— start of Excerpted data —
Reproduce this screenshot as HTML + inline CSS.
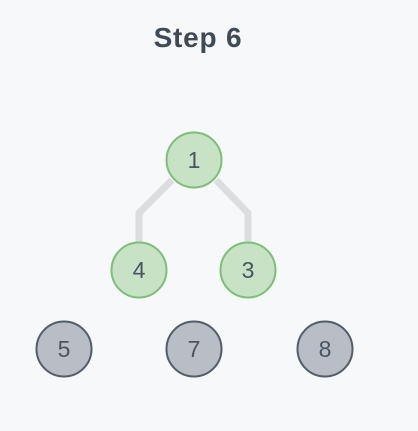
— end of Excerpted data —
— start of Excerpted data —
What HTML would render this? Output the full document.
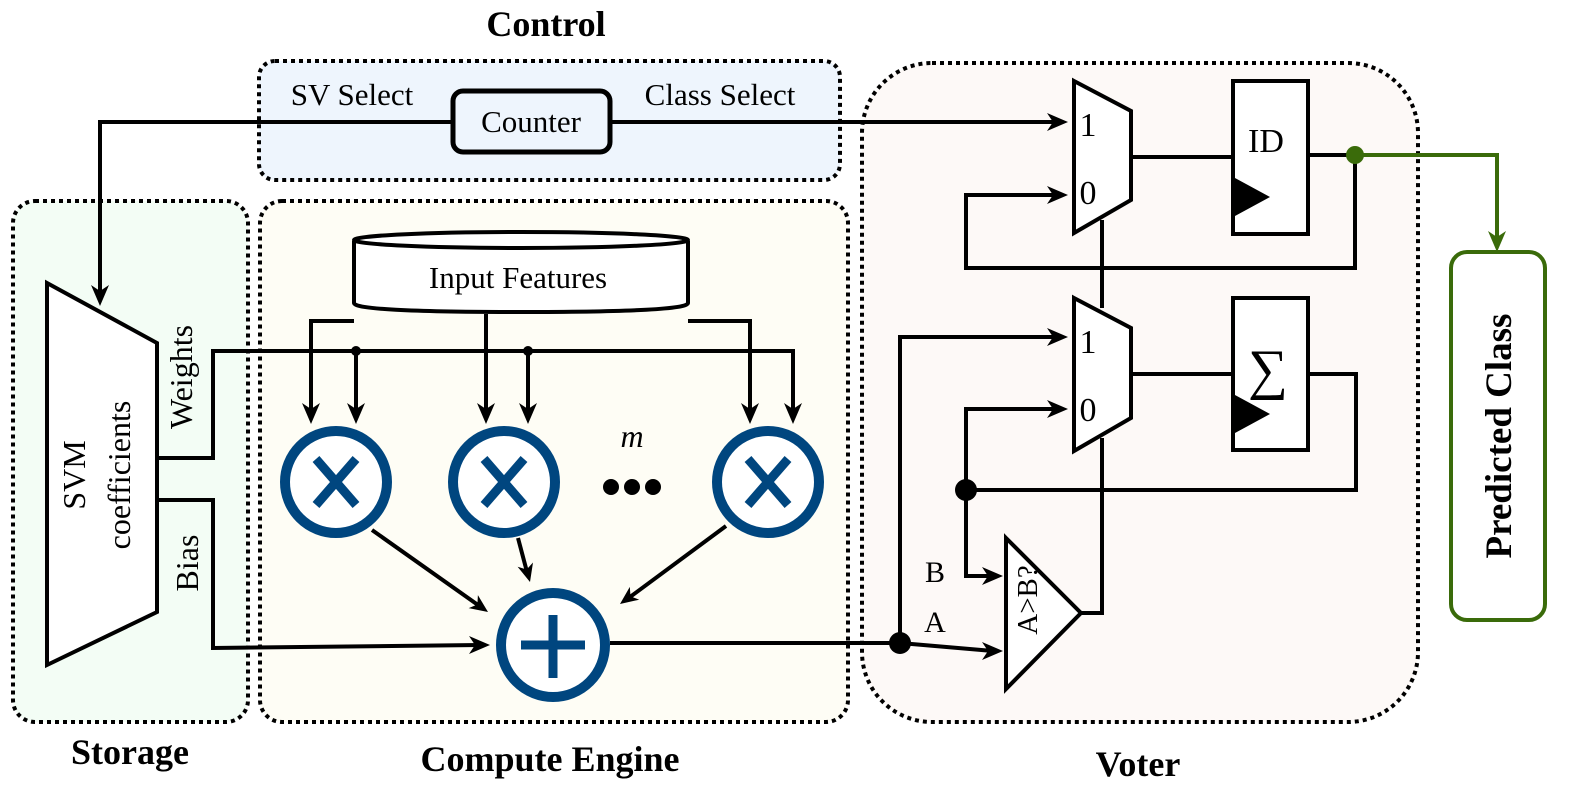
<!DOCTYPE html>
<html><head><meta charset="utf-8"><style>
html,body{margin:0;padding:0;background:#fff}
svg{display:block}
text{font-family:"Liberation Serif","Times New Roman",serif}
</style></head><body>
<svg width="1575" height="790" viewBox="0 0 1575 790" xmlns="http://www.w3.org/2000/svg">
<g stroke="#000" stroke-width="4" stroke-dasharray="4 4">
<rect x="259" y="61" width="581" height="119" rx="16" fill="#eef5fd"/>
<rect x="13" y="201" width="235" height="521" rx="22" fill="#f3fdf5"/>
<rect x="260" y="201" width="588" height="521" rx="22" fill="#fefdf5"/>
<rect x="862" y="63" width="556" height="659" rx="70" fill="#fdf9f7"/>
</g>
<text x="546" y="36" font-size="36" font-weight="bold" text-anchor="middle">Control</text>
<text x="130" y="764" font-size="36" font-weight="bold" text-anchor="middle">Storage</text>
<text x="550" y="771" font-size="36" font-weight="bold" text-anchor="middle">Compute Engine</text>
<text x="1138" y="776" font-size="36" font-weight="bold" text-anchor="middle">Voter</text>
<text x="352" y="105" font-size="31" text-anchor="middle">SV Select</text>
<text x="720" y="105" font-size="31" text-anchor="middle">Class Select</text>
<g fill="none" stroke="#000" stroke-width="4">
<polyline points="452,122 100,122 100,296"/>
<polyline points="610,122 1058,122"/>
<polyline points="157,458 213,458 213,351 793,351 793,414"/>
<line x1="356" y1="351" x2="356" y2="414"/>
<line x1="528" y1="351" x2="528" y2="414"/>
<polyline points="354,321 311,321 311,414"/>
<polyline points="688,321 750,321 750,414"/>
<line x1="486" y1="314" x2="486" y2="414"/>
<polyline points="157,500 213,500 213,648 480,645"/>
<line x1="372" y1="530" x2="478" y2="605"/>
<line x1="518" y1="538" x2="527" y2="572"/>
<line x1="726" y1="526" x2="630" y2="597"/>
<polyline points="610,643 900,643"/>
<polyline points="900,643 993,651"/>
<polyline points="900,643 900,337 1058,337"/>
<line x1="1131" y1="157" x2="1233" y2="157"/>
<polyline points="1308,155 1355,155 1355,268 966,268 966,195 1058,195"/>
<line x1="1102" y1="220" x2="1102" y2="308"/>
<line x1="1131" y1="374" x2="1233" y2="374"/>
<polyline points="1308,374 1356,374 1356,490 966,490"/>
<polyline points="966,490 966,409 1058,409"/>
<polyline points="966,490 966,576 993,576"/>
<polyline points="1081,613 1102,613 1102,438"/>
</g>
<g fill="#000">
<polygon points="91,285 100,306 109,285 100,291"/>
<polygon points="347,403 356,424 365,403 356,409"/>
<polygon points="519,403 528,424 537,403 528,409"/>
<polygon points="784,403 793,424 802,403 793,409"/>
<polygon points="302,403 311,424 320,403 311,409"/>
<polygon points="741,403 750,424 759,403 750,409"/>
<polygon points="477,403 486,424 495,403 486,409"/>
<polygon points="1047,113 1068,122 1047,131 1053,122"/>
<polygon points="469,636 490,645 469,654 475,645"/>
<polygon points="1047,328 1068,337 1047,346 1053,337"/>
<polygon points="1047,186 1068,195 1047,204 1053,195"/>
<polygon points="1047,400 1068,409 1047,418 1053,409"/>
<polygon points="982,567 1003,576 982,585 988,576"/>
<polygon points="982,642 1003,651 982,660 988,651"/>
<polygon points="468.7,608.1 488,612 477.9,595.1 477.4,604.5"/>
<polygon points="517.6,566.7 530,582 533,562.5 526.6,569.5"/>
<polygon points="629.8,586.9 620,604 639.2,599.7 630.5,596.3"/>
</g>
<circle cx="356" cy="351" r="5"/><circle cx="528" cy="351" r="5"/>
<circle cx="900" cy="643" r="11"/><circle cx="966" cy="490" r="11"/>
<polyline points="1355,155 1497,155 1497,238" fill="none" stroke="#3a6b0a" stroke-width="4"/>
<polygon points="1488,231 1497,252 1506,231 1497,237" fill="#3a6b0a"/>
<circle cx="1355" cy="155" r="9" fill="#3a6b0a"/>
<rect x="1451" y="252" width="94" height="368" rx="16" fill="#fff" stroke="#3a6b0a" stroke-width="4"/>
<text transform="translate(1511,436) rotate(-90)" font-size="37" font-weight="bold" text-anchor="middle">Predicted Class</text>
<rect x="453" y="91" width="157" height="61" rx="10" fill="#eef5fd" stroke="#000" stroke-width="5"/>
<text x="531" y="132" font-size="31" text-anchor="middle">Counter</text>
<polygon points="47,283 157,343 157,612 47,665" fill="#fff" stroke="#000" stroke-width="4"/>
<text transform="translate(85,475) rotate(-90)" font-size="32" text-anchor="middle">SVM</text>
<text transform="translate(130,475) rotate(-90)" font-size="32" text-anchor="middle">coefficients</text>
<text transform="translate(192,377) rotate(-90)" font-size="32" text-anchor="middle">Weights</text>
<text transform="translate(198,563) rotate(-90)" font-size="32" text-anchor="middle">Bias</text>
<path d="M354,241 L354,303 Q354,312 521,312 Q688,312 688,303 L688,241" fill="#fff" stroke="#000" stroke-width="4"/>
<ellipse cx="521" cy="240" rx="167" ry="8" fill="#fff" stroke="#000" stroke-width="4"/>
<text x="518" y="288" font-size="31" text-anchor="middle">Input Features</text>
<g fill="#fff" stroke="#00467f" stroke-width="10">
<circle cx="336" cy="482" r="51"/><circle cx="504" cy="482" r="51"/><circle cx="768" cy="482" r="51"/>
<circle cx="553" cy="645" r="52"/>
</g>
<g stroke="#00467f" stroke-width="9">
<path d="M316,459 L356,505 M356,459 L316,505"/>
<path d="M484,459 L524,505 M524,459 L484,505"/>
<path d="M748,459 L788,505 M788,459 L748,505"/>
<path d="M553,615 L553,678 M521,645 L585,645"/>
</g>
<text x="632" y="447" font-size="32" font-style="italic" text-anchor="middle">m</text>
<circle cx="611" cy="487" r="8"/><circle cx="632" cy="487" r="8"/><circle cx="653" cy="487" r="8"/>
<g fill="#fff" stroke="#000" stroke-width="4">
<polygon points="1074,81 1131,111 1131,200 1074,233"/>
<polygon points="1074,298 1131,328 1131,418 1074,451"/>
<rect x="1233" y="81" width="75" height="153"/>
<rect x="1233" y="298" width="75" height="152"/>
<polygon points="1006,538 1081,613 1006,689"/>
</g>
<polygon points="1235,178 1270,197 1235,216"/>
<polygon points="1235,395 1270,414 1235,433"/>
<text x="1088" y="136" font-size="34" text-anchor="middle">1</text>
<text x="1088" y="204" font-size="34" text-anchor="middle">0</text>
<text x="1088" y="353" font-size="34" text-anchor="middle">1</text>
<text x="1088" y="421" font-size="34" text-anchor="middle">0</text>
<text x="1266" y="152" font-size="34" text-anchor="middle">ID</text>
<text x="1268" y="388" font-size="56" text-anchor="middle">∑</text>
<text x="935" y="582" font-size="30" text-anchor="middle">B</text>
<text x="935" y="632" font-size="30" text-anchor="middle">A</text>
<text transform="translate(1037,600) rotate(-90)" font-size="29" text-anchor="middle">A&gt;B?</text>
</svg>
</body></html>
— end of Excerpted data —
Problem statement → Using the material above, state how many lines include the string "this". Answer with a single number.

Full output → 2